Groundwater is the primary drinking water supply of billions of people worldwide. Groundwater is under pressure globally due to extensive water abstractions. Proximity to coasts amplifies these pressures due to potential sea water intrusion that can endanger groundwater quality. It is unclear how climate change (changing potential groundwater recharge), as well as rising sea levels, will alter coastal groundwater dynamics, i.e., submarine groundwater discharge and seawater intrusion. Factors such as groundwater recharge & extraction, hydraulic gradients, permeabilities, water densities, and oceanic activity (e.g., tidal pumping and wave setup) impact coastal groundwater dynamics. While recently, global models emerged that mapped controls of coastal groundwater fluxes at global scale, those are still static and transient information is missing.

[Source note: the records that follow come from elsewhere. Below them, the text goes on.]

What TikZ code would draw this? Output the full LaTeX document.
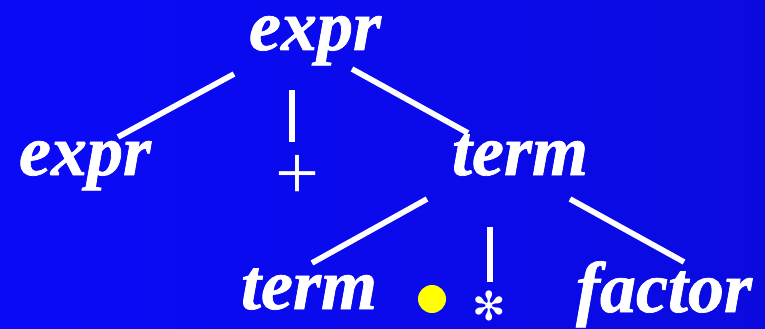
\documentclass[tikz,border=0pt]{standalone}
\usepackage{fontspec}
\newfontfamily\treefont[BoldItalicFeatures={FakeBold=1}]{Liberation Serif}
\newfontfamily\starfont{DejaVu Sans}
\usetikzlibrary{calc}

\definecolor{bgLeft}{HTML}{0A0AF8}
\definecolor{bgRight}{HTML}{0A0AE0}
\definecolor{dotColour}{HTML}{FFFF00}

\tikzset{
    word/.style={font=\fontsize{72}{86}\selectfont\treefont\bfseries\itshape,
        text=white, inner sep=0pt, anchor=base},
    symbol/.style={font=\fontsize{72}{86}\selectfont\treefont,
        text=white, inner sep=0pt},
    branch/.style={draw=white, line width=5.6pt}
}

\begin{document}
\begin{tikzpicture}[x=1pt, y=-1pt]
    % Background
    \shade[left color=bgLeft, right color=bgRight] (0,0) rectangle (765,329);
    \useasboundingbox (0,0) rectangle (765,329);

    % Tree nodes
    \node[word] (root) at (315,50) {expr};
    \node[word] (lexpr) at (85,175) {expr};
    \node[symbol, font=\fontsize{78}{90}\selectfont\treefont] (plus) at (297,177) {+};
    \node[word] (rterm) at (520,175) {term};
    \node[word] (lterm) at (309,309) {term};
    \node[circle, fill=dotColour, minimum size=28pt, inner sep=0pt] (dot) at (432,299) {};
    \node[symbol, font=\fontsize{40}{48}\selectfont\starfont] (star) at (489,306) {✻};
    \node[word] (factor) at (664,312) {factor};

    % Branches of the root
    \draw[branch] ($(root.base)+(-81,24)$) -- ($(lexpr.base)+(33,-38)$);
    \draw[branch] ($(plus.north |- root.base)+(-5,40)$) -- ($(plus.north)+(-5,-13)$);
    \draw[branch] ($(root.base)+(37,19)$) -- ($(rterm.base)+(-52,-42)$);

    % Branches of the right term
    \draw[branch] ($(rterm.base)+(-93,24)$) -- ($(lterm.base)+(3,-46)$);
    \draw[branch] ($(star.center |- rterm.base)+(1,52)$) -- ($(star.center |- rterm.base)+(1,107)$);
    \draw[branch] ($(rterm.base)+(50,24)$) -- ($(factor.base)+(20,-50)$);

\end{tikzpicture}
\end{document}
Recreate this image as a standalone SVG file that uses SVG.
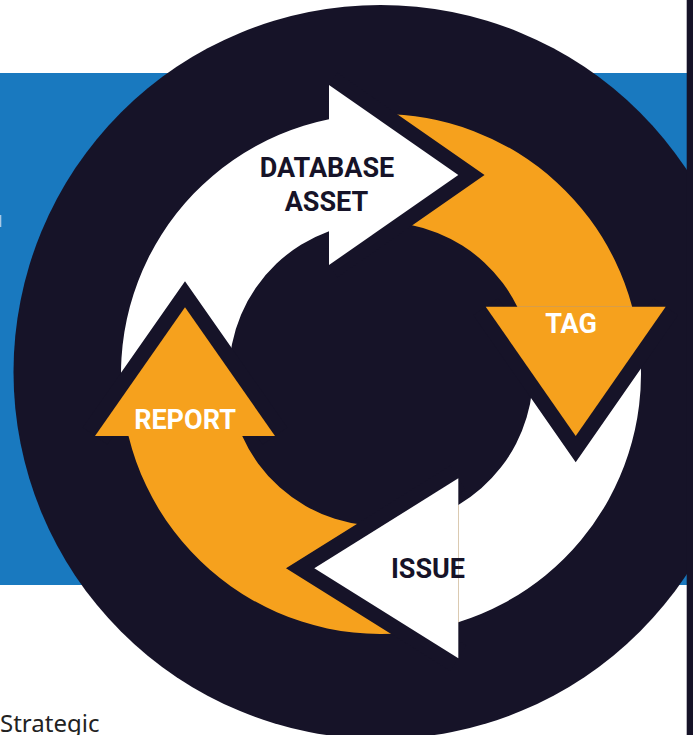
<svg xmlns="http://www.w3.org/2000/svg" width="693" height="735" viewBox="0 0 693 735">
<style>
.dark{fill:#161328}
.white{fill:#ffffff}
.orange{fill:#F6A11D}
.outline{fill:none;stroke:#161328;stroke-width:30;stroke-linejoin:miter;stroke-miterlimit:4}
.lbl{font-family:Roboto,"Liberation Sans",Arial,sans-serif;font-weight:700;font-size:27px;text-anchor:middle}
.lbl-dark{fill:#161328}
.lbl-light{fill:#ffffff}
</style>
<rect x="0" y="0" width="693" height="735" fill="#ffffff"/>
<rect x="0" y="73" width="687" height="512" fill="#1979BF"/>
<rect x="0" y="215" width="1.3" height="12" fill="#a9c9e6"/>
<circle class="dark" cx="380.5" cy="372" r="367"/>
<rect x="686.7" y="0" width="6.3" height="735" class="dark"/>
<text x="0" y="732" font-family="'Noto Sans','Open Sans','Liberation Sans',sans-serif" font-size="24" fill="#222222">Strategic</text>
<g id="connectors">
<path id="body-database" class="white" d="M 128.5 436 A 260 260 0 0 1 329 119.25 L 329 231.17 A 152 152 0 0 0 242.22 436 Z"/>
<path id="body-tag" class="orange" d="M 329 119.25 A 260 260 0 0 1 632.14 306.7 L 517.29 306.7 A 152 152 0 0 0 329 231.17 Z"/>
<path id="body-issue" class="white" d="M 632.14 306.7 A 260 260 0 0 1 458.3 622.24 L 458.3 504.88 A 152 152 0 0 0 517.29 306.7 Z"/>
<path id="body-report" class="orange" d="M 458.3 622.24 A 260 260 0 0 1 128.5 436 L 242.22 436 A 152 152 0 0 0 458.3 504.88 Z"/>
</g>
<g id="node-database">
<polyline class="outline" points="329,85 458.3,175 329,265"/>
<polygon class="white" points="329,85 458.3,175 329,265"/>
<text class="lbl lbl-dark" x="327" y="176.7">DATABASE</text>
<text class="lbl lbl-dark" x="326.5" y="211">ASSET</text>
</g>
<g id="node-tag">
<polyline class="outline" points="485.7,306.7 575.7,436 665.7,306.7"/>
<polygon class="orange" points="485.7,306.7 575.7,436 665.7,306.7"/>
<text class="lbl lbl-light" x="571" y="332.7">TAG</text>
</g>
<g id="node-issue">
<polyline class="outline" points="458.3,478.3 314.3,568.3 458.3,658.3"/>
<polygon class="white" points="458.3,478.3 314.3,568.3 458.3,658.3"/>
<text class="lbl lbl-dark" x="428" y="577.7">ISSUE</text>
</g>
<g id="node-report">
<polyline class="outline" points="95,436 185,307.3 275,436"/>
<polygon class="orange" points="95,436 185,307.3 275,436"/>
<text class="lbl lbl-light" x="185" y="429">REPORT</text>
</g>
</svg>
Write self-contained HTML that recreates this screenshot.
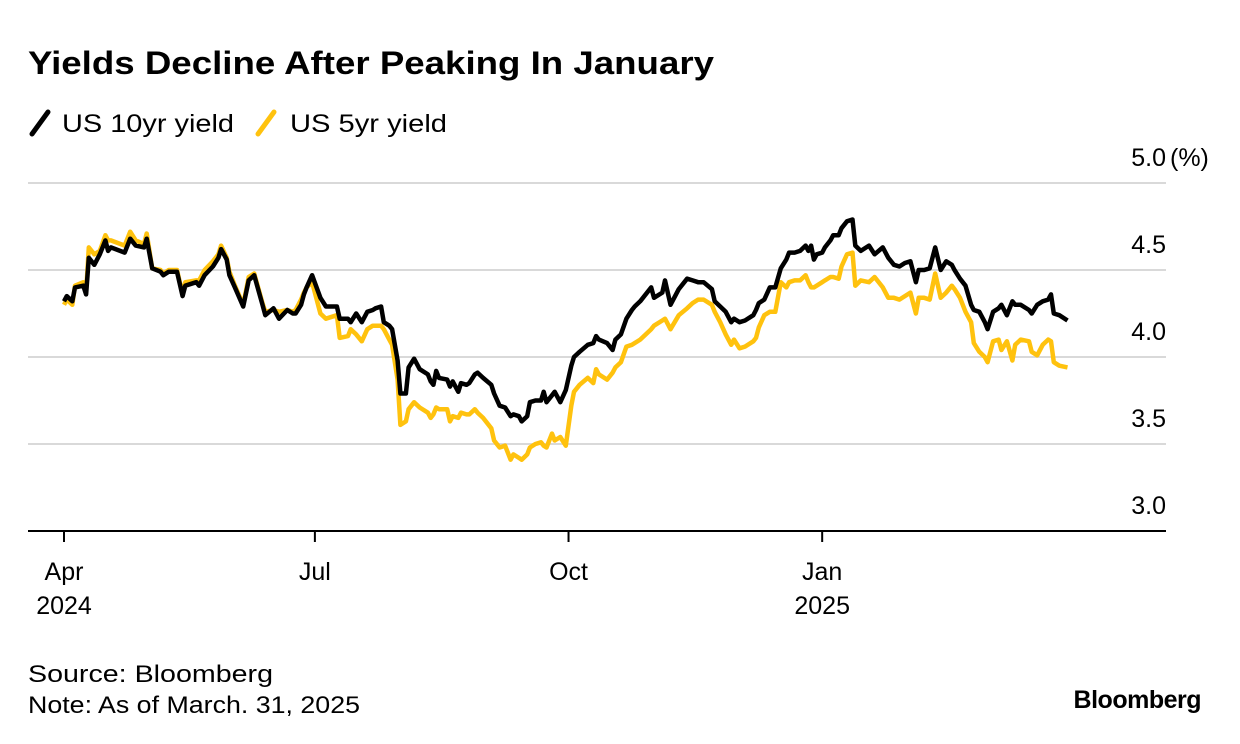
<!DOCTYPE html>
<html><head><meta charset="utf-8"><style>
html,body{margin:0;padding:0;background:#fff;}
svg{display:block;font-family:"Liberation Sans",sans-serif;}
</style></head><body>
<svg id="chart" width="1240" height="744" viewBox="0 0 1240 744">
<text x="28" y="74" font-size="32" font-weight="bold" fill="#000" textLength="686" lengthAdjust="spacingAndGlyphs">Yields Decline After Peaking In January</text>
<g>
<line x1="32" y1="134" x2="48" y2="112" stroke="#000" stroke-width="5" stroke-linecap="round"/>
<text x="62" y="132" font-size="25" fill="#000" textLength="172" lengthAdjust="spacingAndGlyphs">US 10yr yield</text>
<line x1="258" y1="134" x2="274" y2="112" stroke="#ffc20e" stroke-width="5" stroke-linecap="round"/>
<text x="290" y="132" font-size="25" fill="#000" textLength="157" lengthAdjust="spacingAndGlyphs">US 5yr yield</text>
</g>
<g id="grid"></g>
<g id="xaxis"></g>
<g id="series"></g>
<text x="28" y="682" font-size="24" fill="#000" textLength="245" lengthAdjust="spacingAndGlyphs">Source: Bloomberg</text>
<text x="28" y="713" font-size="24" fill="#000" textLength="332" lengthAdjust="spacingAndGlyphs">Note: As of March. 31, 2025</text>
<text x="1201" y="708" font-size="25" font-weight="bold" text-anchor="end" fill="#000" letter-spacing="-0.5">Bloomberg</text>
</svg>
<script>
const yTicks = [3.0, 3.5, 4.0, 4.5, 5.0];
const yTickLabels = ["3.0", "3.5", "4.0", "4.5", "5.0"];
const xTickDays = [0, 91, 183, 275];
const xTickLabels = ["Apr", "Jul", "Oct", "Jan"];
const xTickYears = ["2024", "", "", "2025"];
const days = [0,1,3,4,7,8,9,11,13,15,16,17,22,24,26,29,30,32,35,36,38,41,43,44,48,49,51,54,56,57,59,60,62,65,67,69,72,73,76,78,81,83,84,86,87,88,90,93,95,99,100,103,104,106,108,110,112,113,115,116,118,119,121,122,124,125,127,129,132,133,134,135,136,139,140,141,143,144,146,147,149,150,152,155,156,158,160,162,163,165,166,168,169,171,173,174,175,177,178,180,182,184,185,187,190,192,193,194,197,199,200,202,204,206,207,209,213,214,217,218,220,223,226,228,230,232,235,236,238,240,242,243,245,247,250,251,252,254,256,258,260,262,263,265,267,269,270,271,272,273,275,276,278,279,281,282,284,286,287,289,292,294,297,299,301,303,305,307,309,310,312,314,316,318,320,322,323,325,327,329,330,332,334,335,337,339,340,342,344,345,347,350,351,353,355,357,358,359,361,364];
const us10 = [4.32,4.35,4.32,4.40,4.41,4.36,4.57,4.53,4.59,4.67,4.61,4.63,4.60,4.68,4.64,4.63,4.68,4.51,4.49,4.47,4.49,4.49,4.35,4.41,4.43,4.41,4.47,4.52,4.57,4.62,4.56,4.47,4.40,4.29,4.44,4.47,4.30,4.24,4.28,4.22,4.27,4.25,4.25,4.30,4.36,4.40,4.47,4.34,4.29,4.29,4.22,4.22,4.20,4.25,4.20,4.26,4.27,4.28,4.29,4.20,4.18,4.16,3.98,3.79,3.79,3.94,3.99,3.93,3.90,3.86,3.84,3.92,3.88,3.87,3.83,3.86,3.80,3.85,3.84,3.85,3.90,3.91,3.88,3.84,3.79,3.72,3.71,3.66,3.67,3.66,3.63,3.66,3.74,3.75,3.75,3.80,3.74,3.78,3.80,3.74,3.81,3.95,4.00,4.03,4.07,4.08,4.12,4.10,4.08,4.04,4.10,4.13,4.22,4.27,4.29,4.32,4.40,4.34,4.37,4.44,4.30,4.39,4.45,4.44,4.43,4.43,4.39,4.32,4.29,4.26,4.20,4.22,4.20,4.21,4.24,4.27,4.31,4.33,4.40,4.40,4.51,4.56,4.60,4.60,4.61,4.64,4.61,4.64,4.56,4.59,4.60,4.63,4.67,4.70,4.70,4.74,4.78,4.79,4.64,4.61,4.64,4.59,4.63,4.57,4.53,4.52,4.54,4.55,4.43,4.50,4.50,4.51,4.63,4.50,4.55,4.53,4.50,4.45,4.41,4.30,4.27,4.26,4.20,4.16,4.26,4.28,4.30,4.24,4.32,4.30,4.30,4.27,4.25,4.30,4.32,4.33,4.36,4.25,4.24,4.21];
const us5 = [4.30,4.33,4.30,4.41,4.43,4.37,4.63,4.59,4.61,4.70,4.67,4.67,4.64,4.72,4.67,4.65,4.71,4.51,4.50,4.48,4.50,4.50,4.36,4.43,4.44,4.44,4.50,4.55,4.59,4.64,4.57,4.49,4.41,4.30,4.46,4.48,4.31,4.26,4.27,4.26,4.27,4.26,4.27,4.33,4.37,4.40,4.43,4.25,4.22,4.24,4.11,4.12,4.16,4.13,4.09,4.16,4.18,4.18,4.18,4.16,4.10,4.07,3.87,3.61,3.63,3.70,3.74,3.71,3.68,3.65,3.67,3.71,3.70,3.70,3.63,3.66,3.65,3.68,3.67,3.67,3.70,3.68,3.65,3.59,3.52,3.48,3.49,3.41,3.44,3.42,3.41,3.44,3.48,3.50,3.51,3.49,3.48,3.56,3.52,3.54,3.49,3.72,3.80,3.84,3.88,3.85,3.93,3.90,3.87,3.91,3.94,3.97,4.06,4.07,4.08,4.10,4.16,4.18,4.21,4.22,4.16,4.24,4.28,4.31,4.33,4.33,4.30,4.26,4.20,4.13,4.07,4.10,4.05,4.06,4.09,4.11,4.17,4.24,4.26,4.26,4.43,4.40,4.43,4.44,4.44,4.47,4.43,4.40,4.40,4.41,4.43,4.44,4.46,4.46,4.45,4.52,4.59,4.60,4.41,4.44,4.43,4.46,4.40,4.34,4.34,4.33,4.35,4.37,4.25,4.34,4.34,4.33,4.48,4.34,4.37,4.41,4.39,4.34,4.26,4.20,4.08,4.03,4.00,3.97,4.09,4.10,4.04,4.09,3.98,4.07,4.10,4.09,4.03,4.01,4.07,4.10,4.09,3.97,3.95,3.94];

const NS = "http://www.w3.org/2000/svg";
const X0 = 64, PXD = 2.757, Y3 = 531, PXV = 174;
function xs(d){ return X0 + d * PXD; }
function ys(v){ return Y3 - (v - 3.0) * PXV; }
function mk(tag, attrs, parent){ const e = document.createElementNS(NS, tag); for (const k in attrs) e.setAttribute(k, attrs[k]); parent.appendChild(e); return e; }

const grid = document.getElementById('grid');
yTicks.forEach((v, i) => {
  if (i > 0) {
    const ln = mk('line', {x1: 28, x2: 1166, y1: ys(v), y2: ys(v), stroke: '#d9d9d9', 'stroke-width': 2}, grid);
    
    
  }
  const t = mk('text', {x: 1166, y: ys(v) - 17, 'font-size': 25, 'text-anchor': 'end', fill: '#000'}, grid);
  t.textContent = yTickLabels[i];
  
  
});
const unit = mk('text', {x: 1170, y: ys(5.0) - 17, 'font-size': 25, fill: '#000'}, grid);
unit.textContent = '(%)';



const xa = document.getElementById('xaxis');
const base = mk('line', {x1: 28, x2: 1166, y1: Y3, y2: Y3, stroke: '#000', 'stroke-width': 2}, xa);


xTickDays.forEach((d, i) => {
  const tk = mk('line', {x1: xs(d), x2: xs(d), y1: Y3, y2: Y3 + 11, stroke: '#000', 'stroke-width': 2}, xa);
  
  
  const t = mk('text', {x: xs(d), y: 580, 'font-size': 25, 'text-anchor': 'middle', fill: '#000'}, xa);
  t.textContent = xTickLabels[i];
  
  
  if (xTickYears[i]) {
    const y = mk('text', {x: xs(d), y: 614, 'font-size': 25, 'text-anchor': 'middle', fill: '#000'}, xa);
    y.textContent = xTickYears[i];
    
    
  }
});

const sg = document.getElementById('series');
function line(vals, color, name){
  const d = vals.map((v, i) => (i ? 'L' : 'M') + xs(days[i]).toFixed(1) + ' ' + ys(v).toFixed(1)).join(' ');
  const p = mk('path', {d: d, fill: 'none', stroke: color, 'stroke-width': 4.5, 'stroke-linejoin': 'round'}, sg);
  
  
}
line(us5, '#ffc20e', 'us-5yr-yield-line');
line(us10, '#000000', 'us-10yr-yield-line');
</script>
</body></html>
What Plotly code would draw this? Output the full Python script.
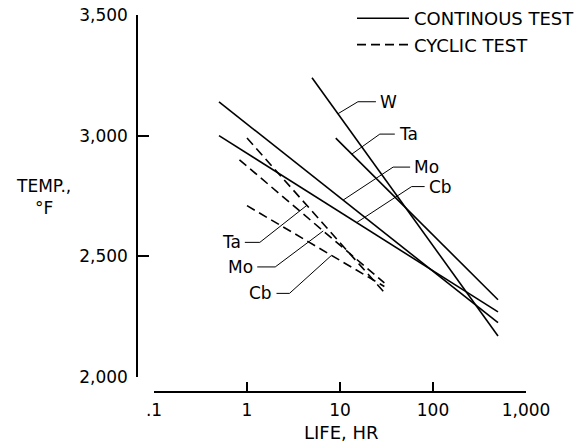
import numpy as np
import plotly.graph_objects as go

# ---------------- data ----------------
metals = ["W", "Ta", "Mo", "Cb"]
# continuous test lines (life, hr / temp, F) - start and end points
cont_life = {"W": [5, 500], "Ta": [9, 500], "Mo": [0.5, 500], "Cb": [0.5, 500]}
cont_temp = {"W": [3240, 2170], "Ta": [2990, 2320], "Mo": [3140, 2225], "Cb": [3000, 2270]}
# cyclic test lines
cyc_metals = ["Ta", "Mo", "Cb"]
cyc_life = {"Ta": [1.0, 30], "Mo": [0.83, 30], "Cb": [1.0, 30]}
cyc_temp = {"Ta": [2990, 2350], "Mo": [2900, 2390], "Cb": [2710, 2375]}

x_tickvals = [0.1, 1, 10, 100, 1000]
x_ticktext = [".1", "1", "10", "100", "1,000"]
y_tickvals = [2000, 2500, 3000, 3500]
y_ticktext = ["2,000", "2,500", "3,000", "3,500"]

# where the leader lines touch each curve (life, hr)
cont_label_at = {"W": 9.5, "Ta": 13.4, "Mo": 10.8, "Cb": 15.1}
cyc_label_at = {"Ta": 4.4, "Mo": 6.6, "Cb": 8.1}

FONT = "DejaVu Sans, Arial, sans-serif"
W_PX, H_PX = 587, 443


def px_x(p):
    return p / W_PX


def px_y(p):
    return (H_PX - p) / H_PX


def interp(life, temp, at):
    return float(np.interp(np.log10(at), np.log10(life), temp))


fig = go.Figure()
for i, m in enumerate(metals):
    fig.add_trace(go.Scatter(
        x=cont_life[m], y=cont_temp[m], mode="lines",
        line=dict(color="black", width=1.6),
        name="CONTINOUS TEST", legendgroup="cont", showlegend=(i == 0)))
for i, m in enumerate(cyc_metals):
    fig.add_trace(go.Scatter(
        x=cyc_life[m], y=cyc_temp[m], mode="lines",
        line=dict(color="black", width=1.6, dash="9px,5px"),
        name="CYCLIC TEST", legendgroup="cyc", showlegend=(i == 0)))

# leader geometry in pixels: (diagonal dx, diagonal dy upward, horizontal stub)
cont_leader = {"W": (20, 12, 18), "Ta": (28, 20, 15), "Mo": (50, 33, 17), "Cb": (55, 36, 13)}
cyc_leader = {"Ta": (-47, -37, -15), "Mo": (-48, -36, -18), "Cb": (-42, -38, -13)}

ann = []
shapes = []


def add_label(text, x_at, y_at, geom, side):
    dx, dy, stub = geom
    shapes.append(dict(type="path", xref="x", yref="y", xsizemode="pixel", ysizemode="pixel",
                       xanchor=x_at, yanchor=y_at,
                       path=f"M0,0 L{dx},{dy} L{dx + stub},{dy}",
                       line=dict(color="black", width=1)))
    gap = 2 if side == "left" else -2
    ann.append(dict(x=float(np.log10(x_at)), y=y_at, xref="x", yref="y", text=text,
                    showarrow=False, xshift=dx + stub + gap, yshift=dy,
                    xanchor=side, yanchor="middle",
                    font=dict(family=FONT, size=17, color="black")))


for m in metals:
    at = cont_label_at[m]
    add_label(m, at, interp(cont_life[m], cont_temp[m], at), cont_leader[m], "left")
for m in cyc_metals:
    at = cyc_label_at[m]
    add_label(m, at, interp(cyc_life[m], cyc_temp[m], at), cyc_leader[m], "right")

ann.append(dict(x=px_x(341), y=px_y(432), xref="paper", yref="paper",
                text="LIFE, HR", showarrow=False, yanchor="middle", xanchor="center",
                font=dict(family=FONT, size=18, color="black")))
ann.append(dict(x=px_x(43), y=px_y(197), xref="paper", yref="paper",
                text="TEMP.,<br>°F", showarrow=False, align="center",
                xanchor="center", yanchor="middle",
                font=dict(family=FONT, size=17, color="black")))

fig.update_layout(
    template="none",
    width=W_PX, height=H_PX,
    margin=dict(l=0, r=0, t=0, b=0, pad=0),
    paper_bgcolor="white", plot_bgcolor="white",
    font=dict(family=FONT, size=17, color="black"),
    annotations=ann, shapes=shapes,
    legend=dict(x=px_x(352), y=px_y(0), xanchor="left", yanchor="top",
                bgcolor="rgba(0,0,0,0)", itemwidth=52,
                font=dict(family=FONT, size=18, color="black"),
                tracegroupgap=0),
    xaxis=dict(type="log", range=[-1, 3], domain=[px_x(154), px_x(526)],
               anchor="free", position=px_y(392), automargin=False,
               showline=True, linecolor="black", linewidth=1.5,
               ticks="inside", ticklen=9, tickwidth=1.5, tickcolor="black",
               tickvals=x_tickvals, ticktext=x_ticktext, showgrid=False, zeroline=False,
               ticklabelstandoff=3,
               tickfont=dict(family=FONT, size=17, color="black")),
    yaxis=dict(range=[2000, 3500], domain=[px_y(377), px_y(15)],
               anchor="free", position=px_x(137), automargin=False,
               showline=True, linecolor="black", linewidth=1.5,
               ticks="inside", ticklen=11, tickwidth=1.5, tickcolor="black",
               tickvals=y_tickvals, ticktext=y_ticktext, showgrid=False, zeroline=False,
               ticklabelstandoff=5,
               tickfont=dict(family=FONT, size=17, color="black")),
)

fig.write_html("out.html", config={"displayModeBar": False},
               post_script="document.body.style.margin='0';document.body.style.overflow='hidden';")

The COASTGUARD project will utilize and extent the G³M global groundwater model to assess coastal groundwater flows and, in parallel, improve the current parameterization of global groundwater models and quantify uncertainties between the global and local scale. This will significantly help to further understand and improve these kinds of models.
Furthermore, it allows us to improve our understanding of coastal groundwater dynamics at a global scale and highlight regions with particularly strong implications of climate change on groundwater availability and thus drinking water resources and groundwater discharge in coastal areas.
Dr. Robert Reinecke (University Potsdam)
Daniel Kretschmer (University Potsdam)
Holly Michael (University Delaware)
Marc Bierkens (University Utrecht)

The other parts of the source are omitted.